In a statement released on Saturday, the association said that the move would reduce volatility and improve regulatory compliance in that market sector.

 

The lack of dollars has had a huge effect on Nigeria. In the past few weeks, the naira has hit all-time lows, and the central bank has had to weaken the currency twice in less than a year and launched campaigns against currency racketeers as well as other policies like banning Binance and other crypto companies’ online sites through the Nigerian Communications Commission to stop what the government saw as ongoing manipulation of the foreign exchange market and the illegal flow of money.

 

Aminu Gwadabe, President of ABCON, said that the organization was putting plans in place to bring together market operators from different backgrounds. These plans included starting state groups to coordinate, integrate, and run a single market structure.

 

Gwadebe said that all BDC owners in Nigerian markets would be taken care of when it was done. He also talked about plans to improve its Business Process Platform, which used to be known as SAAZ Master.

 

He said, “Part of our vision for a united retail-end forex market includes activating geo-mapping and automated BDCs physical office verification exercise using the Remote Gravity Physical verification apps.
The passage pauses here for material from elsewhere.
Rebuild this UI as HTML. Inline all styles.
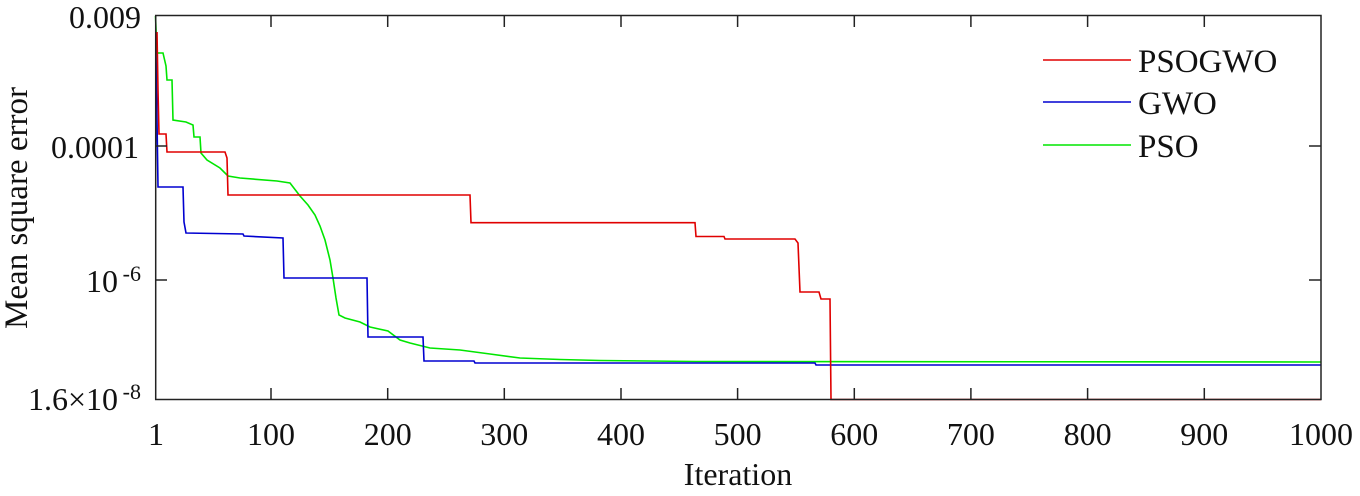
<!DOCTYPE html>
<html><head><meta charset="utf-8"><style>
html,body{margin:0;padding:0;background:#fff;}
svg{display:block;}
text{font-family:"Liberation Serif",serif;fill:#111;}
</style></head><body>
<svg width="1360" height="496" viewBox="0 0 1360 496" xmlns="http://www.w3.org/2000/svg">
<rect x="0" y="0" width="1360" height="496" fill="#fff"/>
<polyline fill="none" stroke="#00e600" stroke-width="1.6" points="155.5,16 157,53 163,53 166,66 167,80 172,80 173,120 186,122 193,125 194,137 200,137 201,153 207,160 220,168 228,176 240,178 277,181 290,183 300,196 308,205 315,215 320,226 325,240 330,260 333,278 336,298 339,315 345,318 360,322 370,327 388,331 400,340 410,343 430,348 460,350 490,354 520,358 560,359.5 600,360.5 696,361.5 1321,362"/>
<polyline fill="none" stroke="#0000d0" stroke-width="1.6" points="156,50 157,120 158,187 183,187 184,222 186,233 243,234 244,236 283,238 284,278 367,278 368,337 423,337 424,361 474,361 475,363 815,363 816,365 1321,365"/>
<polyline fill="none" stroke="#e00000" stroke-width="1.6" points="156,45 157,32 158,90 159,134 166,134 167,152 225,152 227,158 228,195 470,195 471,222.7 695,222.7 696,236.5 724,236.5 725,239 795,239 798,243 800,292 819,292 821,299 830,299 831,399.5 1321,399.5"/>
<rect x="155.7" y="15.5" width="1165.3" height="384" fill="none" stroke="#222" stroke-width="1.5"/>
<g stroke="#222" stroke-width="1.5">
<line x1="271" y1="399.5" x2="271" y2="388"/><line x1="271" y1="15.5" x2="271" y2="27"/>
<line x1="387.7" y1="399.5" x2="387.7" y2="388"/><line x1="387.7" y1="15.5" x2="387.7" y2="27"/>
<line x1="504.3" y1="399.5" x2="504.3" y2="388"/><line x1="504.3" y1="15.5" x2="504.3" y2="27"/>
<line x1="621" y1="399.5" x2="621" y2="388"/><line x1="621" y1="15.5" x2="621" y2="27"/>
<line x1="737.6" y1="399.5" x2="737.6" y2="388"/><line x1="737.6" y1="15.5" x2="737.6" y2="27"/>
<line x1="854.3" y1="399.5" x2="854.3" y2="388"/><line x1="854.3" y1="15.5" x2="854.3" y2="27"/>
<line x1="970.9" y1="399.5" x2="970.9" y2="388"/><line x1="970.9" y1="15.5" x2="970.9" y2="27"/>
<line x1="1087.6" y1="399.5" x2="1087.6" y2="388"/><line x1="1087.6" y1="15.5" x2="1087.6" y2="27"/>
<line x1="1204.3" y1="399.5" x2="1204.3" y2="388"/><line x1="1204.3" y1="15.5" x2="1204.3" y2="27"/>
<line x1="155.7" y1="146" x2="167" y2="146"/><line x1="1321" y1="146" x2="1309" y2="146"/>
<line x1="155.7" y1="280" x2="167" y2="280"/><line x1="1321" y1="280" x2="1309" y2="280"/>
</g>
<g font-size="32" text-anchor="middle">
<text x="156" y="445">1</text>
<text x="271" y="445">100</text>
<text x="387.7" y="445">200</text>
<text x="504.3" y="445">300</text>
<text x="621" y="445">400</text>
<text x="737.6" y="445">500</text>
<text x="854.3" y="445">600</text>
<text x="970.9" y="445">700</text>
<text x="1087.6" y="445">800</text>
<text x="1204.3" y="445">900</text>
<text x="1321" y="445">1000</text>
<text x="738" y="485">Iteration</text>
</g>
<g font-size="32" text-anchor="end">
<text x="141" y="28">0.009</text>
<text x="139" y="158">0.0001</text>
<text x="118" y="292">10</text>
<text x="141" y="281" font-size="22">-6</text>
<text x="118" y="410">1.6×10</text>
<text x="141" y="399" font-size="22">-8</text>
</g>
<text font-size="33" text-anchor="middle" transform="translate(27,208) rotate(-90)">Mean square error</text>
<g stroke-width="1.6">
<line x1="1043" y1="60" x2="1131" y2="60" stroke="#e00000"/>
<line x1="1043" y1="102" x2="1131" y2="102" stroke="#0000d0"/>
<line x1="1043" y1="145" x2="1131" y2="145" stroke="#00e600"/>
</g>
<g font-size="33">
<text x="1138" y="72">PSOGWO</text>
<text x="1138" y="114">GWO</text>
<text x="1138" y="157">PSO</text>
</g>
</svg>
</body></html>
This will enable forex buyers to locate BDCs offices for effective and seamless transactions easily.”

 

He said again that a strong retail end forex market would help the Central Bank of Nigeria reach its goal of real price discovery for the naira, as well as meet international obligations and national goals, make it easier for security agencies to monitor and supervise, and give BDC players a better view of the market.

 

Gwadabe says that the goal of a unified retail end forex market will help with the creation of market intelligence reports, improve the image of BDCs, other players, and market operators both locally and internationally, and create more jobs.

 

Gwadabe said that if this plan is carried out well, it will help the government make money through a digitalized retail end market and create a well-structured, open, and competitive platform to stop the threat of illegal platforms.

 

“With the world going digital, BDC operators under the ABCON leadership are committed to staying ahead of the competition by deploying time-tested technology to deliver effective services to foreign exchange end-users.

 

“Finally, we also condemned in its entity, the seeming reappearance of illegal economic behaviours in forex conversion and peer-to-peer trading that pose another recent surprise in naira volatility and I therefore want to warn that while surprises are the new normal, resilience is also the new skills,” Gwadebe explained.